Global oil prices tumbled Thursday as Cyprus teetered toward a debt default and glum eurozone business data fueled concerns about demand for crude.
The main US contract, West Texas Intermediate (WTI) for May delivery, closed at $92.45 a barrel on the New York Mercantile Exchange, down $1.05 from Wednesday.
The European benchmark, Brent North Sea crude for May, sank $1.25 to settle at $107.47 a barrel on London's Intercontinental Exchange.
"We have a lot of pressure from Europe -- the PMI number from the eurozone... and the issue of Cyprus," said Carl Larry, president of Oil Outlooks & Opinions.

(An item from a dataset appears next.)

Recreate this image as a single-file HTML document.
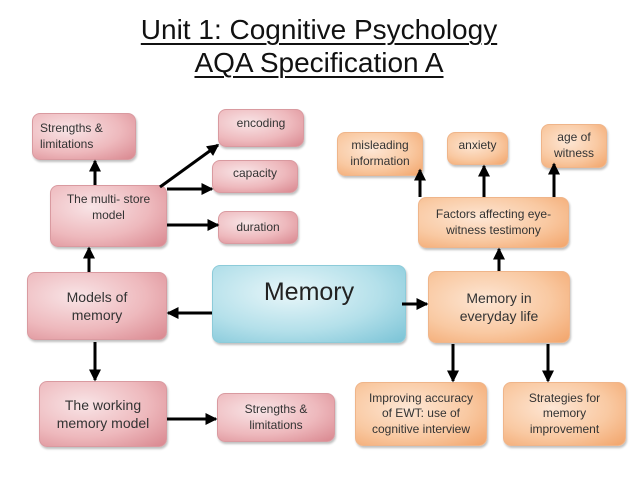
<!DOCTYPE html>
<html><head><meta charset="utf-8"><style>
body{margin:0;width:638px;height:479px;background:#fff;position:relative;overflow:hidden;font-family:"Liberation Sans",sans-serif;}
.t{position:absolute;left:0;width:638px;text-align:center;font-size:28px;color:#111;}
.t span{text-decoration:underline;text-decoration-thickness:2px;text-underline-offset:4px;}
.b{position:absolute;box-sizing:border-box;border-radius:8px;display:flex;align-items:center;justify-content:center;text-align:center;color:#333;line-height:1.3;box-shadow:1px 2px 2px rgba(0,0,0,.25);}
.p{background:radial-gradient(ellipse at 35% 35%,#f8e4e6 0%,#eeb9bd 55%,#d9878f 100%);border:1px solid #d99aa0;}
.o{background:radial-gradient(ellipse at 40% 40%,#fde6d4 0%,#f9c9a2 55%,#f2a46a 100%);border:1px solid #efb58a;}
.m{background:radial-gradient(ellipse at 40% 35%,#e8f6f9 0%,#b4e0ea 55%,#7ac3d6 100%);border:1px solid #8ccbd9;}
</style></head><body>
<div class="t" style="top:14px"><span>Unit 1: Cognitive Psychology</span></div>
<div class="t" style="top:47px"><span>AQA Specification A</span></div>

<div class="b p" style="left:32px;top:113px;width:104px;height:47px;font-size:12px;justify-content:flex-start;text-align:left;padding-left:7px">Strengths &amp;<br>limitations</div>
<div class="b p" style="left:218px;top:109px;width:86px;height:38px;font-size:12px;align-items:flex-start;padding-top:6px">encoding</div>
<div class="b p" style="left:212px;top:160px;width:86px;height:33px;font-size:12px;align-items:flex-start;padding-top:5px">capacity</div>
<div class="b p" style="left:218px;top:211px;width:80px;height:33px;font-size:12px">duration</div>
<div class="b p" style="left:50px;top:185px;width:117px;height:62px;font-size:12px;align-items:flex-start;padding-top:6px">The multi- store<br>model</div>
<div class="b p" style="left:27px;top:272px;width:140px;height:68px;font-size:14px">Models of<br>memory</div>
<div class="b m" style="left:212px;top:265px;width:194px;height:78px;font-size:25px;color:#222;align-items:flex-start;padding-top:10px">Memory</div>
<div class="b o" style="left:428px;top:271px;width:142px;height:72px;font-size:14px">Memory in<br>everyday life</div>
<div class="b p" style="left:39px;top:381px;width:128px;height:66px;font-size:14px">The working<br>memory model</div>
<div class="b p" style="left:217px;top:393px;width:118px;height:49px;font-size:12px">Strengths &amp;<br>limitations</div>
<div class="b o" style="left:355px;top:382px;width:132px;height:64px;font-size:12px">Improving accuracy<br>of EWT: use of<br>cognitive interview</div>
<div class="b o" style="left:503px;top:382px;width:123px;height:64px;font-size:12px">Strategies for<br>memory<br>improvement</div>
<div class="b o" style="left:418px;top:197px;width:151px;height:51px;font-size:12px">Factors affecting eye-<br>witness testimony</div>
<div class="b o" style="left:337px;top:132px;width:86px;height:44px;font-size:12px">misleading<br>information</div>
<div class="b o" style="left:447px;top:132px;width:61px;height:33px;font-size:12px;align-items:flex-start;padding-top:5px">anxiety</div>
<div class="b o" style="left:541px;top:124px;width:66px;height:44px;font-size:12px">age of<br>witness</div>

<svg width="638" height="479" style="position:absolute;left:0;top:0">
<defs><marker id="a" markerWidth="4" markerHeight="4" refX="3.5" refY="2" orient="auto" markerUnits="strokeWidth"><path d="M0,0L4,2L0,4z" fill="#000"/></marker></defs>
<g stroke="#000" stroke-width="3" fill="none" marker-end="url(#a)">
<line x1="95" y1="185" x2="95" y2="161"/>
<line x1="89" y1="272" x2="89" y2="248"/>
<line x1="160" y1="187" x2="218" y2="145"/>
<line x1="167" y1="189" x2="212" y2="189"/>
<line x1="167" y1="225" x2="218" y2="225"/>
<line x1="212" y1="313" x2="168" y2="313"/>
<line x1="95" y1="342" x2="95" y2="380"/>
<line x1="167" y1="419" x2="216" y2="419"/>
<line x1="402" y1="304" x2="427" y2="304"/>
<line x1="453" y1="344" x2="453" y2="381"/>
<line x1="548" y1="344" x2="548" y2="381"/>
<line x1="499" y1="271" x2="499" y2="249"/>
<line x1="420" y1="197" x2="420" y2="170"/>
<line x1="484" y1="197" x2="484" y2="166"/>
<line x1="554" y1="197" x2="554" y2="164"/>
</g></svg>
</body></html>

The European Central Bank warned Cyprus that if would cut off emergency funding of Cypriot banks if the authorities did not clinch a bailout deal by Monday.
The crisis in the tiny country raised concerns of contagion in an already recession-mired eurozone economy.
Market sentiment took a further hit after the Markit eurozone Purchasing Managers' Index a fell to a four-month low of 46.5 points in March from 47.9 in February.
The PMI business activity data showed that the German economy, Europe's driver, was beginning to be affected by the problems in the rest of Europe.
Prices had rallied in New York on Wednesday after the US Department of Energy reported an unexpected decline of 1.3 million barrels in US oil inventories and the Federal Reserve kept its foot on the stimulus pedal.
"We are seeing some profit taking and a small correction on the market" from the prior day's gains, said Rich Ilczyszyn of iiTrader.com.